Degradation of Dye Pollutants by Immobilized Polyoxometalate with H2O2 under Visible-Light Irradiation

Abstract

A Keggin polyoxometalate (POM, i.e., PW12O40(3-)) and its lacunary derivative are immobilized on an anionic exchange resin through electrostatic interaction at pH 4.6 in an aqueous dispersion. The resin-supported POM thus obtained catalyzes the efficient degradation of cationic dye pollutants in the presence of H2O2 under visible-light irradiation. To evaluate the photocatalytic system, degradation of a rhodamine B (RB) dye was investigated in detail using UV-visible spectroscopy, high performance liquid chromatography, and gas chromatography/mass spectrometry techniques to identify the intermediates and final products. Fluorescence lifetime measurements revealed the electron transfer from the visible-light-excited RB molecules to the POMs.

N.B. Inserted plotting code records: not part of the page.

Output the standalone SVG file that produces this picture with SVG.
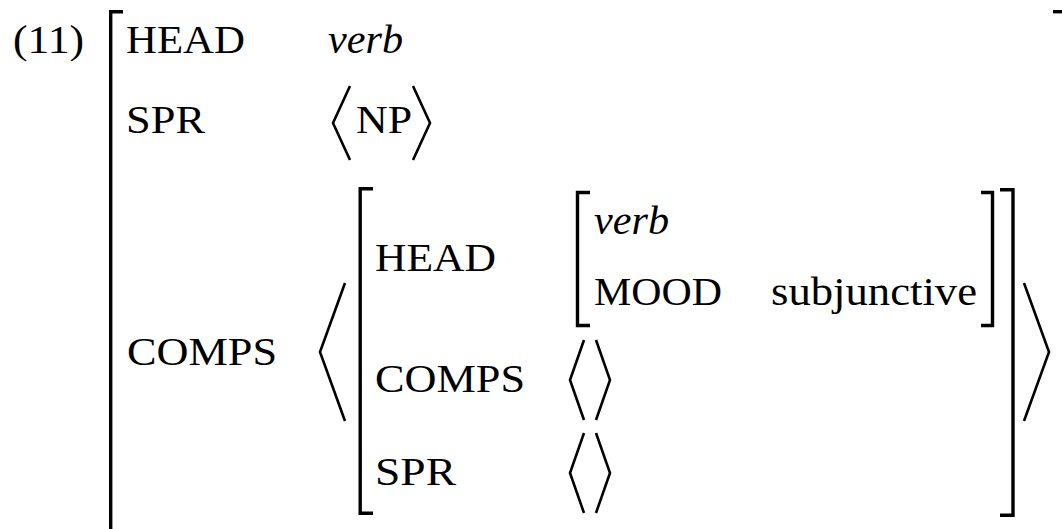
<svg xmlns="http://www.w3.org/2000/svg" width="1062" height="529" viewBox="0 0 1062 529">
  <style>
    text { font-family: "Liberation Serif", "Times New Roman", serif; font-size: 41px; fill: #000; }
    .it { font-style: italic; }
    .br { fill: none; stroke: #000; stroke-width: 3.4; stroke-linecap: butt; stroke-linejoin: miter; }
    .ang { fill: none; stroke: #000; stroke-width: 2.6; stroke-linecap: butt; stroke-linejoin: miter; }
  </style>
  <rect width="1062" height="529" fill="#fff"/>

  <!-- example number -->
  <text x="13" y="53" textLength="71" lengthAdjust="spacingAndGlyphs">(11)</text>

  <!-- outer feature structure -->
  <g id="outer-avm">
    <path class="br" d="M123,11.7 H110.7 V531 H123"/>
    <path class="br" d="M1053,11.7 H1066"/>
    <text x="126" y="53" textLength="119" lengthAdjust="spacingAndGlyphs">HEAD</text>
    <text class="it" x="328" y="53" textLength="75" lengthAdjust="spacingAndGlyphs">verb</text>
    <text x="126" y="133" textLength="79" lengthAdjust="spacingAndGlyphs">SPR</text>
    <path class="ang" d="M350,86 L333,123 L350,160"/>
    <text x="356" y="133" textLength="56" lengthAdjust="spacingAndGlyphs">NP</text>
    <path class="ang" d="M413,86 L430,123 L413,160"/>
    <text x="127" y="365" textLength="150" lengthAdjust="spacingAndGlyphs">COMPS</text>
    <!-- list brackets around the complement -->
    <path class="ang" d="M345,283 L320,352 L345,421"/>
    <path class="ang" d="M1024,283 L1049,352 L1024,421"/>
  </g>

  <!-- complement feature structure -->
  <g id="comp-avm">
    <path class="br" d="M373,188.7 H360.2 V513.3 H373"/>
    <path class="br" d="M1000,189.7 H1013 V515.3 H1000"/>
    <text x="375" y="271" textLength="121" lengthAdjust="spacingAndGlyphs">HEAD</text>
    <text x="375" y="392" textLength="150" lengthAdjust="spacingAndGlyphs">COMPS</text>
    <path class="ang" d="M584,340 L570,380 L584,420"/>
    <path class="ang" d="M596,340 L610,380 L596,420"/>
    <text x="375" y="485" textLength="81" lengthAdjust="spacingAndGlyphs">SPR</text>
    <path class="ang" d="M584,433 L570,473 L584,513"/>
    <path class="ang" d="M596,433 L610,473 L596,513"/>
  </g>

  <!-- head value -->
  <g id="head-avm">
    <path class="br" d="M590,192.5 H577.5 V325.5 H590"/>
    <path class="br" d="M981,192.5 H992.5 V325.5 H981"/>
    <text class="it" x="594" y="234" textLength="75" lengthAdjust="spacingAndGlyphs">verb</text>
    <text x="594" y="305" textLength="128" lengthAdjust="spacingAndGlyphs">MOOD</text>
    <text x="771" y="305" textLength="206" lengthAdjust="spacingAndGlyphs">subjunctive</text>
  </g>
</svg>
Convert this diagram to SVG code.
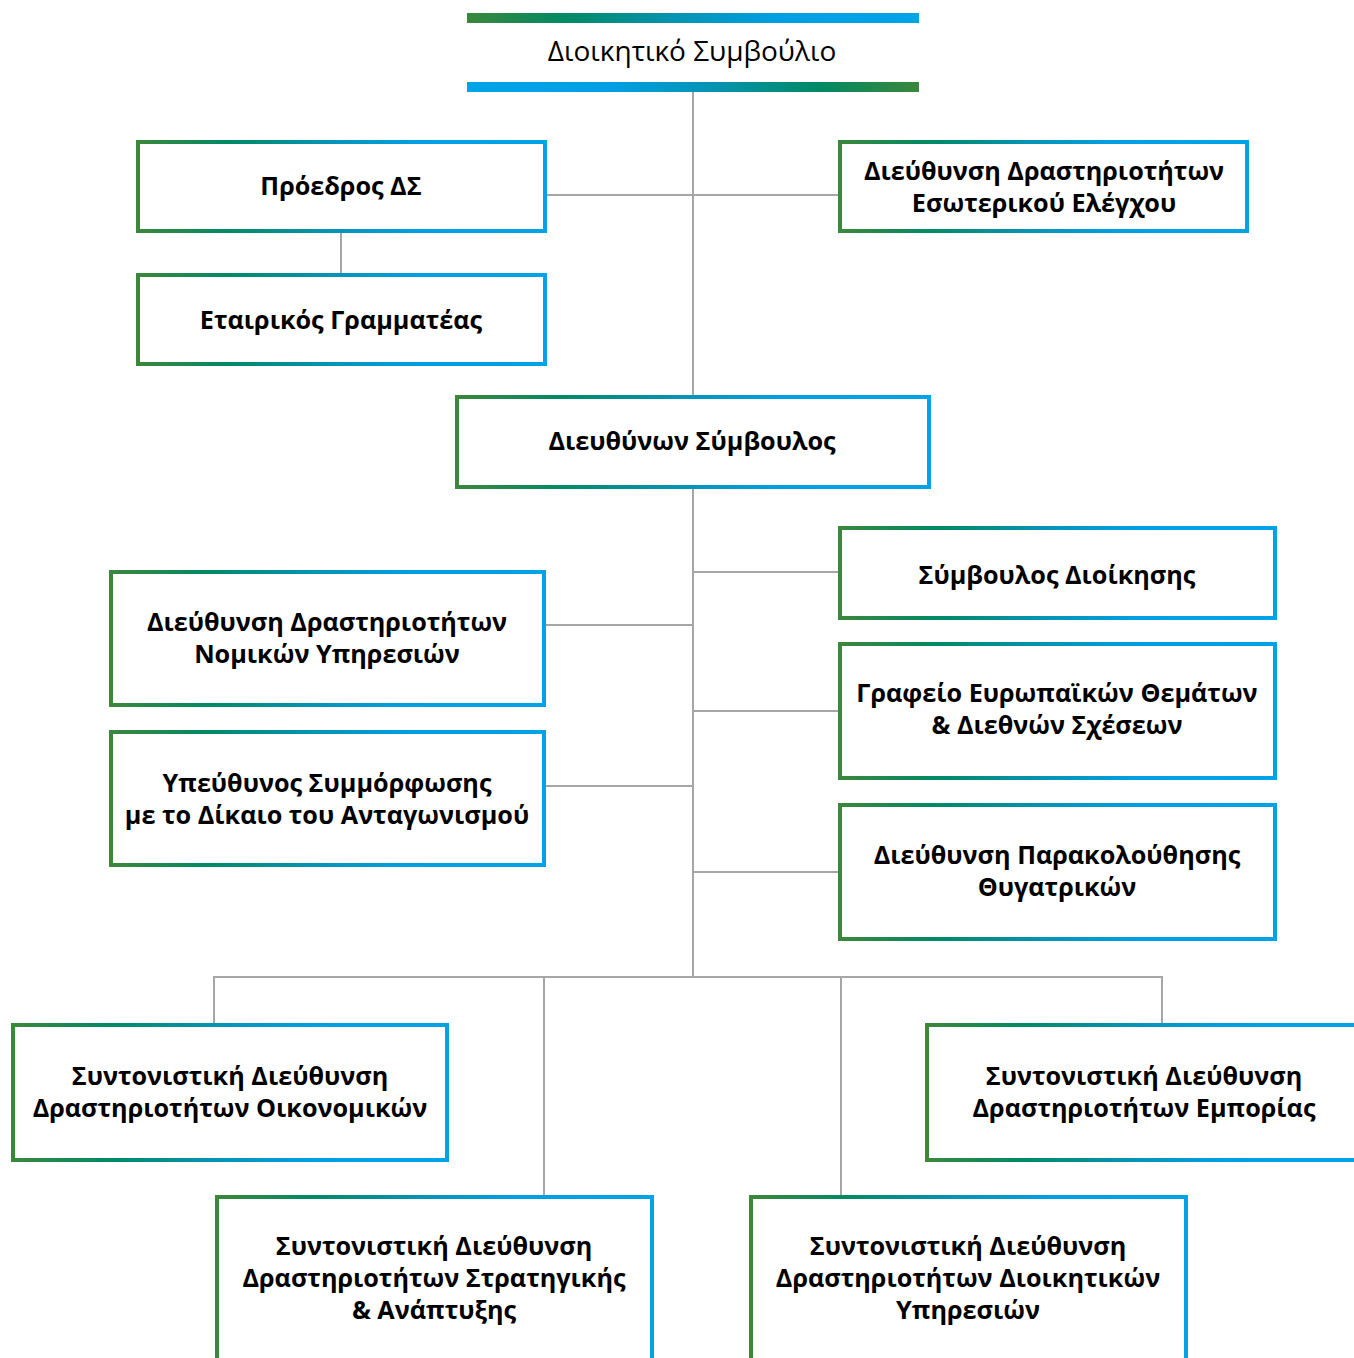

Electron paramagnetic resonance measurements, investigation of the effects of *OH and *OOH scavengers on the photoreaction kinetics, and IR analysis indicated that de-ethylation of RB was due to *OOH radicals, but the decomposition of the conjugated xanthene structure was caused by the peroxo species formed by interaction of H2O2 with the lacunary POM loaded on the resin. A total organic carbon removal of ca. 22% was achieved, and the recycle experiment suggested excellent stability and reusability of the heterogeneous catalyst. On the basis of the experimental results, a photocatalytic mechanism is discussed.